For more information on eligibility criteria, benefits, enrollment centers across the five boroughs and more, applicants can visit NYC.gov/IDNYC or call 311. Information on the final rule change that enabled the IDNYC program to complete these updates is available here.
“Our kids are our future, and now even more of them can have an IDNYC,” said J. Phillip Thompson, Deputy Mayor for Strategic Policy Initiatives. “By bringing the youth in and upgrading our back-end tech, IDNYC is better than ever and I encourage all New Yorkers to apply.”
“IDNYC’s accessibility has been key to its success from the very start, and these updates continue our forward momentum,” said Bitta Mostofi, Commissioner of the Mayor's Office of Immigrant Affairs. “More New Yorkers, regardless of immigration status, will be able to demonstrate eligibility for their IDNYC card, opening doors throughout the five boroughs. We look forward to continuing to work across NYC’s communities and with our sister agencies so that more New Yorkers can proudly carry their own IDNYC.”
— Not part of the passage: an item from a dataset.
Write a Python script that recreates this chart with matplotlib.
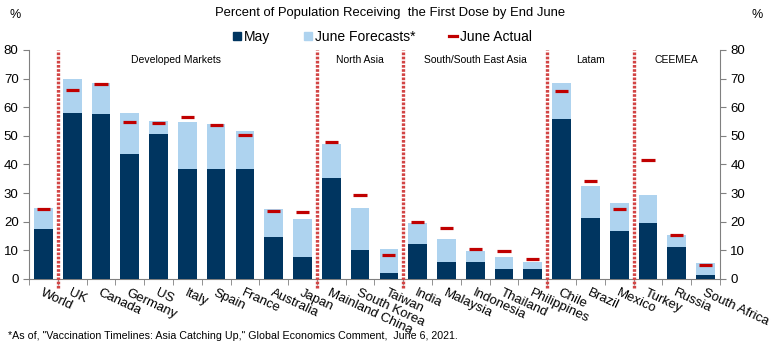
import matplotlib.pyplot as plt
from matplotlib.lines import Line2D
import numpy as np

plt.rcParams['font.family'] = ['Liberation Sans', 'DejaVu Sans']

countries = ['World', 'UK', 'Canada', 'Germany', 'US', 'Italy', 'Spain', 'France',
             'Australia', 'Japan', 'Mainland China', 'South Korea', 'Taiwan',
             'India', 'Malaysia', 'Indonesia', 'Thailand', 'Philippines',
             'Chile', 'Brazil', 'Mexico', 'Turkey', 'Russia', 'South Africa']
may = [17.5, 58.1, 57.8, 43.8, 50.8, 38.5, 38.5, 38.5, 14.7, 7.7,
       35.4, 10.2, 2.1, 12.3, 6.0, 6.0, 3.5, 3.5,
       56.0, 21.4, 16.8, 19.6, 11.2, 1.4]
june_forecast = [24.9, 70.0, 68.3, 58.1, 55.3, 55.0, 54.3, 51.8, 24.5, 21.0,
                 47.3, 24.9, 10.5, 19.6, 14.0, 9.8, 7.7, 6.0,
                 68.3, 32.6, 26.6, 29.4, 15.4, 5.6]
june_actual = [24.4, 66.0, 68.1, 54.8, 54.5, 56.6, 53.8, 50.3, 23.7, 23.3,
               47.8, 29.3, 8.3, 19.8, 17.7, 10.4, 9.7, 6.9,
               65.7, 34.2, 24.4, 41.5, 15.3, 4.8]

groups = ['Developed Markets', 'North Asia', 'South/South East Asia', 'Latam', 'CEEMEA']
group_first = [1, 10, 13, 18, 21]
group_last = [9, 12, 17, 20, 23]

navy = '#003560'
light = '#AED3EF'
red = '#C00000'
sep_red = '#D24545'
gray = '#808080'

fig = plt.figure(figsize=(7.73, 3.47), dpi=100)
ax = fig.add_axes([0.0375, 0.196, 0.8939, 0.66])

x = np.arange(len(countries))
w = 0.65
ax.bar(x, june_forecast, width=w, color=light, zorder=2)
ax.bar(x, may, width=w, color=navy, zorder=3)
ax.hlines(june_actual, x - 0.23, x + 0.23, color=red, linewidth=2.3, zorder=4)

# region separators
for first in group_first:
    ax.vlines(first - 0.5, -3, 80, colors=sep_red, linestyles=(0, (0.8, 0.45)),
              linewidth=2.4, clip_on=False, zorder=5)

for name, a, b in zip(groups, group_first, group_last):
    ax.text((a + b) / 2 - 0.4 if name == 'Developed Markets' else (a + b) / 2, 76.5, name,
            ha='center', va='center', fontsize=7.5)

ax.set_xlim(-0.5, len(countries) - 0.5)
ax.set_ylim(0, 80)
ax.set_yticks(range(0, 81, 10))

ax.set_xticks(x)
ax.set_xticklabels(countries, rotation=-25, ha='left', rotation_mode='anchor', fontsize=9.5)
ax.tick_params(axis='x', length=0, pad=6)
ax.set_xticks(np.arange(-0.5, len(countries), 1), minor=True)
ax.tick_params(axis='x', which='minor', length=4, color=gray)

ax.tick_params(axis='y', length=4, color=gray, labelsize=9.5, direction='out')
ax.spines['top'].set_visible(False)
ax.spines['right'].set_visible(False)
for s in ['left', 'bottom']:
    ax.spines[s].set_color(gray)

ax2 = ax.twinx()
ax2.set_ylim(0, 80)
ax2.set_yticks(range(0, 81, 10))
ax2.tick_params(axis='y', length=4, color=gray, labelsize=9.5)
for s in ['top', 'left', 'bottom']:
    ax2.spines[s].set_visible(False)
ax2.spines['right'].set_color(gray)

fig.text(0.504, 0.963, 'Percent of Population Receiving  the First Dose by End June',
         ha='center', va='center', fontsize=9.4)
fig.text(0.02, 0.958, '%', ha='center', va='center', fontsize=9)
fig.text(0.979, 0.958, '%', ha='center', va='center', fontsize=9)

handles = [Line2D([], [], marker='s', color=navy, linestyle='none', markersize=6),
           Line2D([], [], marker='s', color=light, linestyle='none', markersize=6),
           Line2D([], [], color=red, linewidth=2.3)]
fig.legend(handles, ['May', 'June Forecasts*', 'June Actual'], ncol=3,
           loc='center', bbox_to_anchor=(0.495, 0.893), frameon=False, fontsize=10,
           handlelength=0.6, handletextpad=0.2, columnspacing=2.4)

fig.text(0.01, 0.033, '*As of, "Vaccination Timelines: Asia Catching Up," Global Economics Comment,  June 6, 2021.',
         ha='left', va='center', fontsize=7.7)

fig.savefig('out.png', dpi=100)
“IDNYC is the most successful municipal ID program in the nation and now even more New Yorkers will be eligible to get the card and all the benefits that come with it,” said Department of Social Services Commissioner Steven Banks. “We are proud to help make it easier for families and individuals to get the convenience and security of an official ID card that also provides access to services and to some of the most important cultural institutions in New York City.”
“With access to IDNYC at a younger age, the City is empowering more young people to engage in educational and culturally enriching opportunities across New York,” said Schools Chancellor Richard A. Carranza. “Free memberships to places like museums and theaters can be transformative experiences for students and their families, and I’m thrilled the City is expanding this critical program.”
“IDNYC is a safe, reliable form of identification which offers opportunities for all New Yorkers, particularly for low-income and vulnerable populations, like those who rely on NYCHA for housing,” said NYCHA Interim Chair and CEO Stanley Brezenoff. “Expanding IDNYC to more New Yorkers is a great way to introduce our younger residents to New York City’s premier cultural institutions.”
The last comment by the Interim NYCHA Chair leads us to believe this is so children in the dilapidated NYCHA housing units will spend more time outside their apartments, and not be exposed to elements that have continued to be hazards which have not been fixed.